In 2011, a team of psychologists claimed to have found evidence that people can sense the future — that human subjects could predict random events before they happened. The study was published in a prestigious journal. But when other researchers tried to replicate it, they mostly failed. The twist? Those failed replications struggled to get published.

This pattern — where positive findings flow freely into journals while negative results quietly vanish — raises a deep philosophical question about how science builds knowledge. If we only see the wins, are we really seeing science at all? Or are we looking at a funhouse mirror version of evidence, warped by what we chose to show?

Scientific journals are the gatekeepers of knowledge. They decide what findings enter the permanent record. And for decades, they have shown a strong preference for positive results — studies that find a statistically significant effect, confirm a hypothesis, or reveal something novel. A study that finds nothing? That's harder to publish. It feels less interesting, less conclusive, less worthy of attention.

But from the standpoint of logic, this preference makes no sense. A well-designed experiment that fails to detect an effect is every bit as informative as one that succeeds. In Karl Popper's framework of falsification, negative results are arguably more important — they're the mechanism by which science weeds out false ideas. When we systematically filter them out, we don't just lose data. We corrupt the very process that's supposed to make science self-correcting.

The consequences are real and measurable. Studies have found that over 90% of published research in some fields reports positive findings. That's not because scientists are always right. It's because the system selectively amplifies one kind of answer. The picture of evidence we're left with isn't a photograph — it's a portrait painted by someone who only uses bright colors.

Takeaway

Evidence isn't just what we find — it's also what we choose to show. A filter that removes negative results doesn't just hide failures; it manufactures false confidence in ideas that may not hold up.

In 1979, the psychologist Robert Rosenthal gave this problem a name: the file drawer effect. His reasoning was simple but devastating. For every published study showing that some treatment works or some effect exists, there might be five, ten, or twenty unpublished studies sitting in researchers' file drawers showing it doesn't. We never see them. We never count them. But they exist, and they matter.

Think of it like flipping a coin. If you flip a coin twenty times, you'd expect roughly ten heads and ten tails. But if only the people who get unusual streaks — say, eight heads in a row — bother to report their results, it looks like the coin is biased. The missing data from all the ordinary, unremarkable flips would have told the true story. In science, those missing flips are the experiments that found nothing and were never shared.

The file drawer effect isn't about fraud or bad intentions. Most researchers who shelve negative results do so for understandable reasons: journals won't publish them, funders want impact, and careers depend on positive findings. But the cumulative effect is a systematic distortion of what we think we know. Entire fields can chase effects that look robust in the published literature but would dissolve if all the evidence were visible.

Takeaway

Absence of evidence in the published record is not evidence of absence in the lab.
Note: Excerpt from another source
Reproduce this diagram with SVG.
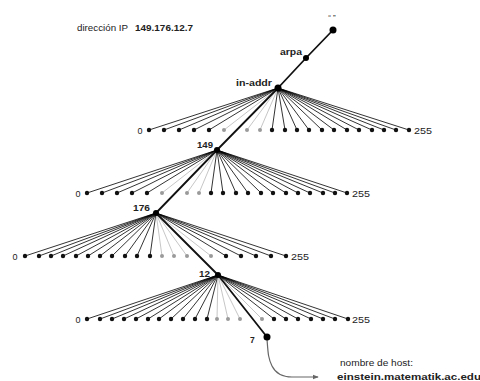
<svg xmlns="http://www.w3.org/2000/svg" width="480" height="381" viewBox="0 0 480 381">
  <defs>
    <style>
      .lbl { font-family: "Liberation Sans", Arial, sans-serif; fill: #222; }
      .b { font-weight: bold; }
      .fan { fill: none; stroke: #000; stroke-width: 0.8; }
      .fan-lt { fill: none; stroke: #a0a0a0; stroke-width: 0.6; }
      .leaf { fill: #111; }
      .leaf-lt { fill: #9a9a9a; }
      .node { fill: #000; }
      .spine { fill: none; stroke: #111; stroke-width: 1.8; stroke-linejoin: round; }
    </style>
    <marker id="arrow" viewBox="0 0 8 8" refX="7" refY="4" markerWidth="6" markerHeight="6" orient="auto" markerUnits="userSpaceOnUse">
      <path d="M0,1 L8,4 L0,7 z" fill="#666"/>
    </marker>
  </defs>

  <rect width="480" height="381" fill="#fff"/>

  <!-- heading -->
  <text class="lbl" x="77" y="31" font-size="8.5" fill="#444" textLength="51" lengthAdjust="spacingAndGlyphs">dirección IP</text>
  <text class="lbl b" x="135" y="31" font-size="8.5" textLength="58" lengthAdjust="spacingAndGlyphs">149.176.12.7</text>

  <g id="connectors">
    <!-- fan under in-addr -->
    <path class="fan" d="M278 88L149 130M278 88L164 130M278 88L179 130M278 88L194 130M278 88L209 130M278 88L272 130M278 88L285 130M278 88L297 130M278 88L309 130M278 88L322 130M278 88L334 130M278 88L347 130M278 88L359 130M278 88L372 130M278 88L384 130M278 88L396 130M278 88L409 130"/>
    <path class="fan-lt" d="M278 88L224 130M278 88L247 130M278 88L260 130"/>
    <!-- fan under 149 -->
    <path class="fan" d="M217 150L87 193M217 150L102 193M217 150L117 193M217 150L132 193M217 150L147 193M217 150L211 193M217 150L223 193M217 150L236 193M217 150L248 193M217 150L261 193M217 150L273 193M217 150L286 193M217 150L298 193M217 150L310 193M217 150L323 193M217 150L335 193M217 150L347 193"/>
    <path class="fan-lt" d="M217 150L162 193M217 150L187 193M217 150L199 193"/>
    <!-- fan under 176 -->
    <path class="fan" d="M156 213L25 256M156 213L39 256M156 213L51 256M156 213L63 256M156 213L76 256M156 213L88 256M156 213L100 256M156 213L112 256M156 213L125 256M156 213L137 256M156 213L150 256M156 213L226 256M156 213L241 256M156 213L256 256M156 213L271 256M156 213L286 256"/>
    <path class="fan-lt" d="M156 213L162 256M156 213L174 256M156 213L187 256M156 213L211 256"/>
    <!-- fan under 12 -->
    <path class="fan" d="M218 275L87 319M218 275L100 319M218 275L112 319M218 275L124 319M218 275L136 319M218 275L148 319M218 275L159 319M218 275L171 319M218 275L183 319M218 275L195 319M218 275L207 319M218 275L274 319M218 275L286 319M218 275L298 319M218 275L311 319M218 275L323 319M218 275L335 319M218 275L348 319"/>
    <path class="fan-lt" d="M218 275L217 319M218 275L228 319M218 275L240 319M218 275L262 319"/>
    <!-- lookup path -->
    <polyline class="spine" points="333,30 306,58 278,88 217,150 156,213 218,275 267,337"/>
    <!-- host result -->
    <path d="M267 339 C268 352 268 358 272 366 C276 374 282 377 292 377 L318 377" fill="none" stroke="#666" stroke-width="1.2" marker-end="url(#arrow)"/>
  </g>

  <g id="root">
    <circle class="node" cx="333" cy="30" r="3.5"/>
    <text class="lbl" x="332" y="20" font-size="8" fill="#555" text-anchor="middle">“ ”</text>
  </g>
  <g id="arpa">
    <circle class="node" cx="306" cy="58" r="3"/>
    <text class="lbl b" x="280" y="55" font-size="9" textLength="22" lengthAdjust="spacingAndGlyphs">arpa</text>
  </g>
  <g id="in-addr">
    <circle class="node" cx="278" cy="88" r="3.5"/>
    <text class="lbl b" x="236" y="85.5" font-size="9.5" textLength="36" lengthAdjust="spacingAndGlyphs">in-addr</text>
  </g>

  <g id="row-in-addr">
    <g class="leaf">
      <circle cx="149" cy="130" r="2.2"/><circle cx="164" cy="130" r="2.2"/><circle cx="179" cy="130" r="2.2"/><circle cx="194" cy="130" r="2.2"/><circle cx="209" cy="130" r="2.2"/>
      <circle cx="272" cy="130" r="2.2"/><circle cx="285" cy="130" r="2.2"/><circle cx="297" cy="130" r="2.2"/><circle cx="309" cy="130" r="2.2"/><circle cx="322" cy="130" r="2.2"/><circle cx="334" cy="130" r="2.2"/><circle cx="347" cy="130" r="2.2"/><circle cx="359" cy="130" r="2.2"/><circle cx="372" cy="130" r="2.2"/><circle cx="384" cy="130" r="2.2"/><circle cx="396" cy="130" r="2.2"/><circle cx="409" cy="130" r="2.2"/>
    </g>
    <g class="leaf-lt">
      <circle cx="224" cy="130" r="2"/><circle cx="247" cy="130" r="2"/><circle cx="260" cy="130" r="2"/>
    </g>
    <text class="lbl" x="140" y="133.5" font-size="9" text-anchor="middle">0</text>
    <text class="lbl" x="414" y="133.5" font-size="9" textLength="18" lengthAdjust="spacingAndGlyphs">255</text>
  </g>

  <g id="n149">
    <circle class="node" cx="217" cy="150" r="3"/>
    <text class="lbl b" x="197" y="148" font-size="8.5" textLength="16" lengthAdjust="spacingAndGlyphs">149</text>
  </g>

  <g id="row-149">
    <g class="leaf">
      <circle cx="87" cy="193" r="2.2"/><circle cx="102" cy="193" r="2.2"/><circle cx="117" cy="193" r="2.2"/><circle cx="132" cy="193" r="2.2"/><circle cx="147" cy="193" r="2.2"/>
      <circle cx="211" cy="193" r="2.2"/><circle cx="223" cy="193" r="2.2"/><circle cx="236" cy="193" r="2.2"/><circle cx="248" cy="193" r="2.2"/><circle cx="261" cy="193" r="2.2"/><circle cx="273" cy="193" r="2.2"/><circle cx="286" cy="193" r="2.2"/><circle cx="298" cy="193" r="2.2"/><circle cx="310" cy="193" r="2.2"/><circle cx="323" cy="193" r="2.2"/><circle cx="335" cy="193" r="2.2"/><circle cx="347" cy="193" r="2.2"/>
    </g>
    <g class="leaf-lt">
      <circle cx="162" cy="193" r="2"/><circle cx="187" cy="193" r="2"/><circle cx="199" cy="193" r="2"/>
    </g>
    <text class="lbl" x="78" y="196.5" font-size="9" text-anchor="middle">0</text>
    <text class="lbl" x="352" y="196.5" font-size="9" textLength="18" lengthAdjust="spacingAndGlyphs">255</text>
  </g>

  <g id="n176">
    <circle class="node" cx="156" cy="213" r="3"/>
    <text class="lbl b" x="133" y="211" font-size="8.5" textLength="17" lengthAdjust="spacingAndGlyphs">176</text>
  </g>

  <g id="row-176">
    <g class="leaf">
      <circle cx="25" cy="256" r="2.2"/><circle cx="39" cy="256" r="2.2"/><circle cx="51" cy="256" r="2.2"/><circle cx="63" cy="256" r="2.2"/><circle cx="76" cy="256" r="2.2"/><circle cx="88" cy="256" r="2.2"/><circle cx="100" cy="256" r="2.2"/><circle cx="112" cy="256" r="2.2"/><circle cx="125" cy="256" r="2.2"/><circle cx="137" cy="256" r="2.2"/><circle cx="150" cy="256" r="2.2"/>
      <circle cx="226" cy="256" r="2.2"/><circle cx="241" cy="256" r="2.2"/><circle cx="256" cy="256" r="2.2"/><circle cx="271" cy="256" r="2.2"/><circle cx="286" cy="256" r="2.2"/>
    </g>
    <g class="leaf-lt">
      <circle cx="162" cy="256" r="2"/><circle cx="174" cy="256" r="2"/><circle cx="187" cy="256" r="2"/><circle cx="211" cy="256" r="2"/>
    </g>
    <text class="lbl" x="15" y="259.5" font-size="9" text-anchor="middle">0</text>
    <text class="lbl" x="291" y="259.5" font-size="9" textLength="18" lengthAdjust="spacingAndGlyphs">255</text>
  </g>

  <g id="n12">
    <circle class="node" cx="218" cy="275" r="3"/>
    <text class="lbl b" x="199" y="277" font-size="8.5" textLength="11" lengthAdjust="spacingAndGlyphs">12</text>
  </g>

  <g id="row-12">
    <g class="leaf">
      <circle cx="87" cy="319" r="2.2"/><circle cx="100" cy="319" r="2.2"/><circle cx="112" cy="319" r="2.2"/><circle cx="124" cy="319" r="2.2"/><circle cx="136" cy="319" r="2.2"/><circle cx="148" cy="319" r="2.2"/><circle cx="159" cy="319" r="2.2"/><circle cx="171" cy="319" r="2.2"/><circle cx="183" cy="319" r="2.2"/><circle cx="195" cy="319" r="2.2"/><circle cx="207" cy="319" r="2.2"/>
      <circle cx="274" cy="319" r="2.2"/><circle cx="286" cy="319" r="2.2"/><circle cx="298" cy="319" r="2.2"/><circle cx="311" cy="319" r="2.2"/><circle cx="323" cy="319" r="2.2"/><circle cx="335" cy="319" r="2.2"/><circle cx="348" cy="319" r="2.2"/>
    </g>
    <g class="leaf-lt">
      <circle cx="217" cy="319" r="2"/><circle cx="228" cy="319" r="2"/><circle cx="240" cy="319" r="2"/><circle cx="262" cy="319" r="2"/>
    </g>
    <text class="lbl" x="78" y="322.5" font-size="9" text-anchor="middle">0</text>
    <text class="lbl" x="352" y="322.5" font-size="9" textLength="18" lengthAdjust="spacingAndGlyphs">255</text>
  </g>

  <g id="n7">
    <circle class="node" cx="267" cy="337" r="3.5"/>
    <text class="lbl b" x="250" y="343" font-size="8.5">7</text>
  </g>

  <g id="host">
    <text class="lbl" x="340" y="366" font-size="8.5" fill="#333" textLength="73" lengthAdjust="spacingAndGlyphs">nombre de host:</text>
    <text class="lbl b" x="337" y="380" font-size="9.5" fill="#111" textLength="144" lengthAdjust="spacingAndGlyphs">einstein.matematik.ac.edu</text>
  </g>
</svg>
The most important data in science might be the data no one ever sees.

If the published literature gives us a biased sample, how do we correct for it? This is the challenge that systematic reviews and meta-analyses were designed to address. Instead of relying on any single study, a meta-analysis gathers every available study on a question and synthesizes the results statistically. The hope is that by looking at the full body of evidence, distortions from individual studies cancel out.

But here's the philosophical catch: you can only analyze what you can find. If the negative results never made it into the record, a meta-analysis still works with a skewed sample. Researchers have developed tools to detect this — funnel plots that reveal suspicious gaps in the data, statistical tests that estimate how many missing studies it would take to overturn a conclusion. These tools don't recover lost data, but they can tell us how worried we should be about what's missing.

More recently, reforms like preregistration — where scientists publicly commit to their methods and analyses before running an experiment — aim to prevent the problem at its source. If you declare in advance what you're testing, it's harder to quietly bury the result when it doesn't go your way. These aren't perfect solutions, but they represent science doing what it does best: recognizing its own blind spots and building systems to correct them.

Takeaway

The strength of science isn't that it always gets things right the first time — it's that it can build tools to detect and correct its own systematic errors, even ones embedded in the institutions of science itself.

Publication bias isn't just a technical problem for statisticians. It's a philosophical challenge to the idea that science accumulates reliable knowledge by publishing evidence and letting the community evaluate it. If the evidence is pre-filtered, the evaluation is compromised from the start.

Understanding this matters far beyond academia. Every time you encounter a headline claiming some treatment works or some effect is real, the missing negative results are part of the story — the invisible part. Knowing they exist changes how carefully you should hold any single scientific claim.